After a little tangle of events yesterday around our drive to bring back free coffee, the advice of Yoda somehow came through it all, "There is no try, there is only do", and so we went for it. Although I feel a bit sheepish about quoting a film character, and a Star Wars one to boot, somehow it seemed to fit - we are hoping that the wave of support for this initiative will help us succeed in bringing this interesting informal learning opportunity back to our institution, in spite of some challenges.

We relaunched the Free Coffee morning in partnership with our HR department, with a new sponsorship component. Neither of our departments really has enough budget to support the activity completely, even sharing the cost. However, we decided to try and invite other departments to use the Free Coffee Morning for their own purposes - to inform people about a new initiative, to celebrate an International Day, to honour a retiring colleague, to take a survey of staff on a key issue, etc.

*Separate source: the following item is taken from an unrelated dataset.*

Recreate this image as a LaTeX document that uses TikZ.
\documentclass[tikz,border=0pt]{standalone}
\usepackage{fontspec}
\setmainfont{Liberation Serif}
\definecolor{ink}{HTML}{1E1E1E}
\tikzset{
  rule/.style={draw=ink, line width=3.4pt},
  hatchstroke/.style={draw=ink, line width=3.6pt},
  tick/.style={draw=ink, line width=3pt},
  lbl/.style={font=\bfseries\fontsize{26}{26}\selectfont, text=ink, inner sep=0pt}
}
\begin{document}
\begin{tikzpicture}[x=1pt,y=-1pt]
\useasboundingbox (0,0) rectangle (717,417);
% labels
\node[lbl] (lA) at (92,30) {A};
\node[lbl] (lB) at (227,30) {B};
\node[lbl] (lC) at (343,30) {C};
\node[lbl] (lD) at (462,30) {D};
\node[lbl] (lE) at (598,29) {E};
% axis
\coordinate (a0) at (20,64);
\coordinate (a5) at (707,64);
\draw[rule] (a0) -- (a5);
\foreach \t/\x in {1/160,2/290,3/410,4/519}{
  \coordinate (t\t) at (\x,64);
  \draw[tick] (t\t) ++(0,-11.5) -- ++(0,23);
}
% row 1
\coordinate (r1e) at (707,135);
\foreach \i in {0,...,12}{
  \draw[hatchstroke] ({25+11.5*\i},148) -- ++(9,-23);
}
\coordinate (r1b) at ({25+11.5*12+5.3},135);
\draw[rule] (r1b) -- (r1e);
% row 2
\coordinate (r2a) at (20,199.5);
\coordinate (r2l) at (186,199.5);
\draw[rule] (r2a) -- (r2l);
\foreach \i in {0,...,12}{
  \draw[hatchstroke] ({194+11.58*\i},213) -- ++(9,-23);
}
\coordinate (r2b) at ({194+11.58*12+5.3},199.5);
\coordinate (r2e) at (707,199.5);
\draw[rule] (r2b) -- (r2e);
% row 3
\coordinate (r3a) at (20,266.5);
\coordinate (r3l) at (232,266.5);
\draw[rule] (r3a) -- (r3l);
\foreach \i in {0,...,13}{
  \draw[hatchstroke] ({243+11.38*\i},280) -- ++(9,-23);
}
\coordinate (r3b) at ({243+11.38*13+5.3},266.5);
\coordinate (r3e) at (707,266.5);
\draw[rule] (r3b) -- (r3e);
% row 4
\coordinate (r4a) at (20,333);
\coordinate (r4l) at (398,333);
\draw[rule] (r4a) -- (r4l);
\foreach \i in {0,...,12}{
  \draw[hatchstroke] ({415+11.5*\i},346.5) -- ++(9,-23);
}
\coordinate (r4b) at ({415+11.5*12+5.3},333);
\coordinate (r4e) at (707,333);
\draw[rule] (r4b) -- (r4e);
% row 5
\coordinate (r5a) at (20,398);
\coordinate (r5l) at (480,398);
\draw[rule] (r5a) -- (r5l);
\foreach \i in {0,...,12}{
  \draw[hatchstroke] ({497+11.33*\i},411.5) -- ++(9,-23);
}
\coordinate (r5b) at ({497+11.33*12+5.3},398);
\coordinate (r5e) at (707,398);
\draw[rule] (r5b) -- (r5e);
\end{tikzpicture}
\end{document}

I wrote the sponsorship message with my fingers crossed, hoping that interest and support would be with us in bringing back this opportunity for people to leave their offices for an hour a week to have a coffee and talk to each other. Our partner was a little nervous too.

Well, a day later, the sponsorships are coming in, and it is exciting to see that people are getting really creative with their adopted days. For example, we have an anonymous sponsor who is giving the coffee to staff to help celebrate his/her birthday (we promised anonymity to the end); one department is going to celebrate the launch of a big publication that has a colour in the title (red) so everyone who wears red that day, gets the free coffee; another programme has just landed a 16million dollar grant for a major international project and will sponsor a morning to let people know more about it.

So far this is working, and if we are lucky, we will just need to cover a few odd weeks here and there. We can do that. It was a bit of a gamble, but we felt that staff were supportive. Let us hope that this continues and that the force of popular demand is with us... (Lizzie, don't cringe!)